U.S. Bancorp CEO Andy Cecere also added chairman to his title in January.
“Ten years after the crisis, we forget what got us into trouble was bad governance,” said Rossi, who said he supported Citi’s decision to keep an independent chairman on its board.
Charles Elson, the director of the John L. Weinberg Center for Corporate Governance at the University of Delaware, said that maintaining a separate chairman and CEO “enhances performance” by establishing the board as independent from company management.
“It’s the right thing to do,” Elson said, discussing the announcement at Citi. “Their investors have called for it.”
More so than its peers, of course, Citi has carried with it for years the baggage from the crisis, in the form of lagging financial results and lingering regulatory headaches.
Two years ago, for instance, Keefe, Bruyette & Woods called on the company to break itself up, to improve profitability and return excess capital to shareholders more quickly.
Citi has also struggled with regulatory issues, having paid millions in fines to federal regulators for failing to provide sufficient oversight of anti-money- laundering controls in its Banamex banking division, which is based in Mexico and is now known as Citibanamex.
Still, the company has taken major steps to restructure its operations, including exiting consumer banking in several overseas markets, such as Brazil and Argentina, and bolstering its digital banking offerings to U.S. consumers.
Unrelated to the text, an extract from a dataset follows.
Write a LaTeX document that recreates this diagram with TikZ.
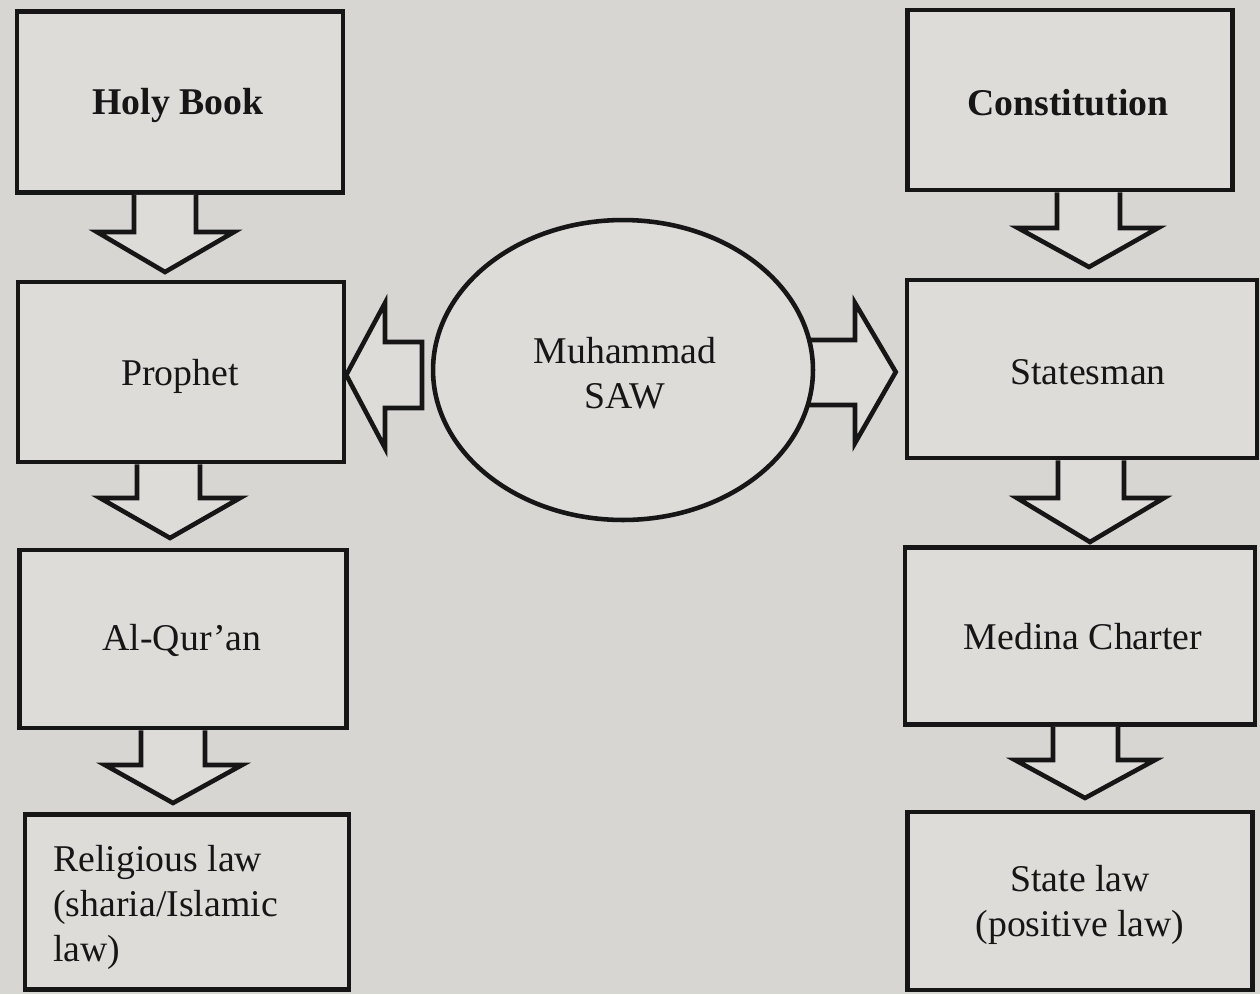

“We have a unique and resilient franchise, which isn’t going to be replicated at anytime soon,” Corbat said at Citi’s investor day in July 2017. “It’s been focused and it’s been restructured.”
With the appointment of Dugan, in particular, Citi will benefit in the years ahead from having a chairman who can help guide the company through a rapidly changing regulatory environment, according to Rossi.
“Having someone like Dugan who knows Citi and the regulatory structure so well … I think gives Citi a lot of ammunition to be able to tell investors that it’s a great story, and that we’re doing the right thing here,” Rossi said.